Let the bundling begin

Opinion
Aug 06, 20032 mins
AT&TCellular NetworksNetwork Security

* AT&T kicks off wired/wireless service bundling

The wireless industry has begun inching its way toward bundled wireless and wired network services with the AT&T One calling plan, available through a resale agreement with AT&T Wireless.

The plan, available now in two test markets – San Diego and Tampa – combines residential long-distance and mobile voice services by allowing unlimited nighttime and weekend calling from either your residential or mobile telephone.

For a monthly fee of about $37 to $99 a month, depending on market, you get a bucket of “anytime minutes” that you can apply to your home line or mobile phone. There are four “anytime” options: 200, 550, 700 and 1100 minutes. You pay 7 cents per minute for daytime wired long-distance calls from your home phone. Local calling services are folded into the mix where available-for now, in parts of San Diego only.

I’ve been eagerly anticipating wireless/wired service bundles of a more comprehensive nature since the emergence of products called “residential gateways.” Packages could include broadband Internet access and voice services on the WAN side, plus wireless LAN equipment and multiple cordless or wireless voice-over-IP phones that run on the WLAN.

Such bundling would likely simplify and lower the cost of services not only for consumers, but also for telecommuters, particularly if an enterprise were able to out-task a company-wide teleworker setup to a service provider and negotiate a volume deal.

However, last year’s demise of the HomeRF WLAN standard, which contained provisions for Digital Enhanced Cordless Telephone (DECT) use over WLANs in the home (while the 802.11e standard for WLAN VoIP is still in development), did nothing to advance the home-bundling idea.
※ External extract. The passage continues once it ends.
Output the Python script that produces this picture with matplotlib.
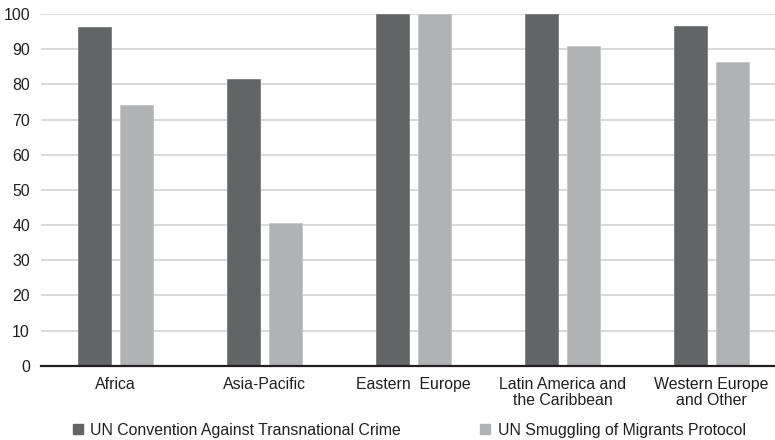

In addition, service providers seem to be focusing more on getting 802.11 into public-access hot spots than reselling WLANs into the SOHO and consumer markets.

Still, says Wayne Caswell, self-proclaimed chief visionary at CAZITech Consulting Services, the AT&T service “shows the trend of bundling. Essentially, every company offering a single [network] service better start bundling or they’ll be out of business” because of the commoditization of basic voice and data services, he asserts.